Charlie and the Chocolate Factory | Theatre Royal, Drury Lane | Review

How excited was I to finally get the opportunity to see Charlie and the Chocolate Factory at what has to be my favourite West End Theatre thanks to the marvellous Official Theatre.

ccf3From the moment you step into the Theatre Royal Drury Lane you are reminded of chocolate mainly because the well chosen Cadbury purple is everywhere. You get the feeling that something magical is waiting to happen. As you take your seat there is excitement and expectation everywhere. The story is well known and loved and therefore people expect want to see it magically brought to life.

This is a show of two halves. The first starts with little Charlie Bucket scrimmaging round a rubbish dump looking for scraps to take home to show his bedridden Grandparents and apart from a nifty set-change from dump to cottage the show remains in ‘drab’ land throughout the act. We are introduced to the 4 naughty children which is entertaining however by the time you get to the interval and you finally meet Willy Wonka for the first time you do begin to wonder if you are ever going to discover his marvellous Chocolate Factory.

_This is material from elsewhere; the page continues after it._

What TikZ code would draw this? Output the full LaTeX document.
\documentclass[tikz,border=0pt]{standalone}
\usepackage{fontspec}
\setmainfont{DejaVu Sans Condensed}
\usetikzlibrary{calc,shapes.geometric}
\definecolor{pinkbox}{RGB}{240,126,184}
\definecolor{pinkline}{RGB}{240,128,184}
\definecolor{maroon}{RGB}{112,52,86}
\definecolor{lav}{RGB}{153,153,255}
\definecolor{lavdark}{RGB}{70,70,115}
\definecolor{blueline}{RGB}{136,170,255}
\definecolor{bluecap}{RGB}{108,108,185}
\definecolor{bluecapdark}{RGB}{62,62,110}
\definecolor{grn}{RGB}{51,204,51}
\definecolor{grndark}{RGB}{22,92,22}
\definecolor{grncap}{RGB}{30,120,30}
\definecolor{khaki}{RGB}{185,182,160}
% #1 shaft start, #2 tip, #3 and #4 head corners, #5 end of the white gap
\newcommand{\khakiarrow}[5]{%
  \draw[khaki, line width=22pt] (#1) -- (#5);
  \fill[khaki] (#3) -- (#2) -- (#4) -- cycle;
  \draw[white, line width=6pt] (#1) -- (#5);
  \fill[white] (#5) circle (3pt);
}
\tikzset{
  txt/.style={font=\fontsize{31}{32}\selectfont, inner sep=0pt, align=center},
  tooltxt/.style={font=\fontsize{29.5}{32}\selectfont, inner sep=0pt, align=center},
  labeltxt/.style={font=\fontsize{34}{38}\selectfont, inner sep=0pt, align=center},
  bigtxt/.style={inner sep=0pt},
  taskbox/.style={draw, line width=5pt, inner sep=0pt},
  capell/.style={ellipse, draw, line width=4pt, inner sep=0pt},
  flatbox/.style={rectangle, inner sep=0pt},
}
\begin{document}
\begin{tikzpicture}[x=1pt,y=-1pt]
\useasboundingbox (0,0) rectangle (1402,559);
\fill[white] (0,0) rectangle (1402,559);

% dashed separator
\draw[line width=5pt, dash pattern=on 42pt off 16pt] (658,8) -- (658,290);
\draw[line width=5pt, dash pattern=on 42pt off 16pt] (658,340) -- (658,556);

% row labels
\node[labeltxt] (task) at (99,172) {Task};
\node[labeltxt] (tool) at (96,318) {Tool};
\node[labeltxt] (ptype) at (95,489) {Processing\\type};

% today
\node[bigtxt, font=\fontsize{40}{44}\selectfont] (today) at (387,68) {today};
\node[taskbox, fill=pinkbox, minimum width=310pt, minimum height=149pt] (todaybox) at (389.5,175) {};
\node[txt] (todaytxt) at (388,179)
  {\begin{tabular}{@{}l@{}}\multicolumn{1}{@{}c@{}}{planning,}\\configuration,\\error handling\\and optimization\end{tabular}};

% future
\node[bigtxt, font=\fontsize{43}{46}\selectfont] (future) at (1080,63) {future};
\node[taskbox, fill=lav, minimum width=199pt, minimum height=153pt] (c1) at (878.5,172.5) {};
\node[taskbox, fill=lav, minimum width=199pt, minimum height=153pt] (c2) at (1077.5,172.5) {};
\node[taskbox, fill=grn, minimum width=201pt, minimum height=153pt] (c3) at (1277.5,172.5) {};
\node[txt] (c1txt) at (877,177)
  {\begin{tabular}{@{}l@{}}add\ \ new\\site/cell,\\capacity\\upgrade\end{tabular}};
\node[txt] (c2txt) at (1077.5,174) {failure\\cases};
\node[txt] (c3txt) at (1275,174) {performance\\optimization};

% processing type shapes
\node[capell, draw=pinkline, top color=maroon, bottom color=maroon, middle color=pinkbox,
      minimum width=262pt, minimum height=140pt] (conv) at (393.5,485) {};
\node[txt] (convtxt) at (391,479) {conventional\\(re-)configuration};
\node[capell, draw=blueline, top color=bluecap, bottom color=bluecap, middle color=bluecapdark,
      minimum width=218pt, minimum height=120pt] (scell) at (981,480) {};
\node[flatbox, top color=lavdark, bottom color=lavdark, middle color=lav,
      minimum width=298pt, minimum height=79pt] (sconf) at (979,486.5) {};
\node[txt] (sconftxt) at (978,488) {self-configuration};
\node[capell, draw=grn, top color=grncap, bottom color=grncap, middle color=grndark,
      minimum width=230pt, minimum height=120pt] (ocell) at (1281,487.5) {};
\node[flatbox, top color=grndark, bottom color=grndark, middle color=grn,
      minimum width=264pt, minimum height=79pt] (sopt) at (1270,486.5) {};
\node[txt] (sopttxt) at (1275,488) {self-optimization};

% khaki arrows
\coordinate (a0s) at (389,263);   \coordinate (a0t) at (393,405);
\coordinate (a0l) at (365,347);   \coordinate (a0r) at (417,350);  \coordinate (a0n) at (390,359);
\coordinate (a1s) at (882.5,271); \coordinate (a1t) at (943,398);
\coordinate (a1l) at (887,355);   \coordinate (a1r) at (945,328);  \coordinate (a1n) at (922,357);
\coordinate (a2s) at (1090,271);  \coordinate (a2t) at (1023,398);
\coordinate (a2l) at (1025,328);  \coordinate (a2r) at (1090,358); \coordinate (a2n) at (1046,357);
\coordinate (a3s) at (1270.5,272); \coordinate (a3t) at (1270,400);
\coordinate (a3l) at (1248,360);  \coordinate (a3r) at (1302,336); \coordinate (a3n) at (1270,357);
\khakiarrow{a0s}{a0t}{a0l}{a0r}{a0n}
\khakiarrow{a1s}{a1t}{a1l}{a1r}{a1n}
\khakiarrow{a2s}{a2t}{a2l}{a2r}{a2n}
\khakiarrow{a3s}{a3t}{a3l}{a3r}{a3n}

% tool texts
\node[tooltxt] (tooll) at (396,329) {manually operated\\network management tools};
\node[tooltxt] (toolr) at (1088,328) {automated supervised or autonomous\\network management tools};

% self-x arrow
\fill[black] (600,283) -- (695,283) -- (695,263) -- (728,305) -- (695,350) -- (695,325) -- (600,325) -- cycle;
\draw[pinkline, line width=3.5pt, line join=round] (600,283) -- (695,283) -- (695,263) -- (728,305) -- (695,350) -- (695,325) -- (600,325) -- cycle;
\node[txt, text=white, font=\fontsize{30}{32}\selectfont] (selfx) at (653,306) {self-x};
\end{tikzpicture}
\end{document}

Merchandise and refreshments are outrageously priced which soured the mood a little for the second half. This is a personal rant of mine. I like to support the arts and these magnificent theatres however charging nearly £20 for a couple of glasses of wine is taking my generosity a little too far.

ccfIt is during the second act that you finally see the marvellous sets and design that have made this show so popular. Unlike the almost static first half, the scenery changes too quickly to appreciate it. It is innovative and spectacular. It all seems very rushed. You cannot appreciate the costumes, the magic and wonder of the special effects because there is too much going on.

Alex Jennings plays rather an unassuming, less scary and eccentric Willy Wonka than is portrayed in the film versions. He has a couple of songs but then is superfluous to the story as the immensely talented children each sing their way to their hilarious demise.

I was disappointed that Leslie Bricusse’s music and lyrics weren’t used from the 1971 film with Gene Wilder. They were a lot more memorable than the current ones and it was no surprise that people came out singing ‘Imagination’, the only one that was retained,

Saying all that, Charlie and the Chocolate Factory does have enough substance to recommend for a family trip to the theatre, but if you are trying to please a Roald Dahl fan then the RSC’s Matilda at the Cambridge Theatre, wins for me hands down.

I was very pleased to have been given the opportunity to go and see Charlie and the Chocolate and I thank www.officialtheatre.com for making it possible. I only have one problem now, how to tell my children that I have been. I’d best keep that little secret to myself I think.